> [Exercise]
Only the lines from the start of the data through the line containing "temp_range = [874.1, 992.4]" should be written out, exactly as they are, with both ends included and the pictures left out.

> [Collected material]

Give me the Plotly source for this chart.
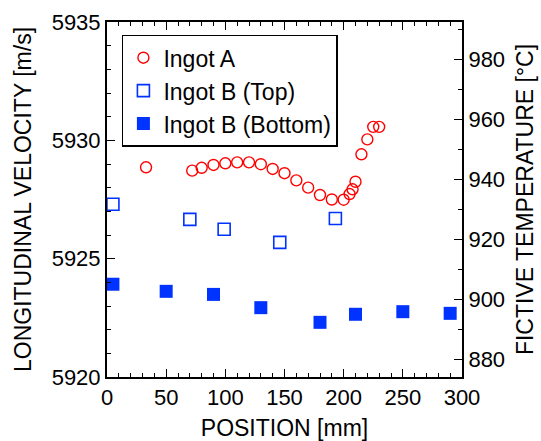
import plotly.graph_objects as go

# Ingot A: position [mm] and longitudinal velocity [m/s]
pos_a = [33, 72, 80, 90, 100, 110, 120, 130, 140, 150, 160, 170, 180, 190,
         200, 205, 207.5, 210, 215, 220, 225, 230]
vel_a = [5928.86, 5928.72, 5928.84, 5928.96, 5929.03, 5929.07, 5929.07, 5928.99,
         5928.79, 5928.61, 5928.31, 5928.00, 5927.69, 5927.50, 5927.49, 5927.73,
         5927.93, 5928.25, 5929.41, 5930.04, 5930.57, 5930.57]

# Ingot B, top section
pos_b_top = [5, 70, 99, 146, 193]
vel_b_top = [5927.30, 5926.66, 5926.24, 5925.69, 5926.70]

# Ingot B, bottom section
pos_b_bot = [5, 50, 90, 130, 180, 210, 250, 290]
vel_b_bot = [5923.92, 5923.62, 5923.49, 5922.93, 5922.31, 5922.65, 5922.76, 5922.69]

# Axis settings
x_range = [0, 300]
vel_range = [5920, 5935]
temp_range = [874.1, 992.4]

FONT = "Liberation Sans, Arial, Helvetica, sans-serif"
BLUE = "#0033ff"
RED = "#ff0000"

fig = go.Figure()
fig.add_trace(go.Scatter(
    x=pos_a, y=vel_a, mode="markers", name="Ingot A", legendgroup="a",
    marker=dict(symbol="circle-open", size=11, color=RED, line=dict(width=1.4, color=RED)),
))
fig.add_trace(go.Scatter(
    x=pos_b_top, y=vel_b_top, mode="markers", name="Ingot B (Top)", legendgroup="bt",
    marker=dict(symbol="square-open", size=12, color=BLUE, line=dict(width=1.6, color=BLUE)),
))
fig.add_trace(go.Scatter(
    x=pos_b_bot, y=vel_b_bot, mode="markers", name="Ingot B (Bottom)", legendgroup="bb",
    marker=dict(symbol="square", size=13, color=BLUE, line=dict(width=0)),
))
# invisible trace to carry the fictive-temperature axis
fig.add_trace(go.Scatter(
    x=[None], y=[None], yaxis="y2", showlegend=False, hoverinfo="skip",
))

tick_common = dict(
    ticks="inside", tickcolor="black", tickwidth=1, ticklen=8,
    showline=True, linecolor="black", linewidth=2,
    showgrid=False, zeroline=False, automargin=False,
    tickfont=dict(family=FONT, size=22, color="black"),
)

fig.update_layout(
    width=541, height=441,
    margin=dict(l=107, r=79, t=22, b=64),
    paper_bgcolor="white", plot_bgcolor="white",
    font=dict(family=FONT, color="black"),
    xaxis=dict(
        range=x_range, dtick=50, tick0=0, mirror="ticks",
        minor=dict(dtick=10, ticklen=4, tickcolor="black", ticks="inside", showgrid=False),
        title=dict(text="POSITION [mm]", font=dict(family=FONT, size=23), standoff=13),
        **tick_common,
    ),
    yaxis=dict(
        range=vel_range, dtick=5, tick0=5920, tickformat="d",
        minor=dict(dtick=1, ticklen=4, tickcolor="black", ticks="inside", showgrid=False),
        title=dict(text="LONGITUDINAL VELOCITY [m/s]", font=dict(family=FONT, size=23), standoff=14),
        **tick_common,
    ),
    yaxis2=dict(
        overlaying="y", side="right", range=temp_range, dtick=20, tick0=880,
        minor=dict(dtick=10, ticklen=4, tickcolor="black", ticks="inside", showgrid=False),
        title=dict(text="FICTIVE TEMPERATURE [°C]", font=dict(family=FONT, size=23), standoff=13),
        **tick_common,
    ),
    legend=dict(
        x=0.042, y=0.964, xanchor="left", yanchor="top",
        bgcolor="white", bordercolor="black", borderwidth=1.5,
        font=dict(family=FONT, size=23, color="black"),
        tracegroupgap=18, traceorder="normal",
    ),
    showlegend=True,
)

fig.write_html("out.html")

> [Exercise response]
Give me the Plotly source for this chart.
import plotly.graph_objects as go

# Ingot A: position [mm] and longitudinal velocity [m/s]
pos_a = [33, 72, 80, 90, 100, 110, 120, 130, 140, 150, 160, 170, 180, 190,
         200, 205, 207.5, 210, 215, 220, 225, 230]
vel_a = [5928.86, 5928.72, 5928.84, 5928.96, 5929.03, 5929.07, 5929.07, 5928.99,
         5928.79, 5928.61, 5928.31, 5928.00, 5927.69, 5927.50, 5927.49, 5927.73,
         5927.93, 5928.25, 5929.41, 5930.04, 5930.57, 5930.57]

# Ingot B, top section
pos_b_top = [5, 70, 99, 146, 193]
vel_b_top = [5927.30, 5926.66, 5926.24, 5925.69, 5926.70]

# Ingot B, bottom section
pos_b_bot = [5, 50, 90, 130, 180, 210, 250, 290]
vel_b_bot = [5923.92, 5923.62, 5923.49, 5922.93, 5922.31, 5922.65, 5922.76, 5922.69]

# Axis settings
x_range = [0, 300]
vel_range = [5920, 5935]
temp_range = [874.1, 992.4]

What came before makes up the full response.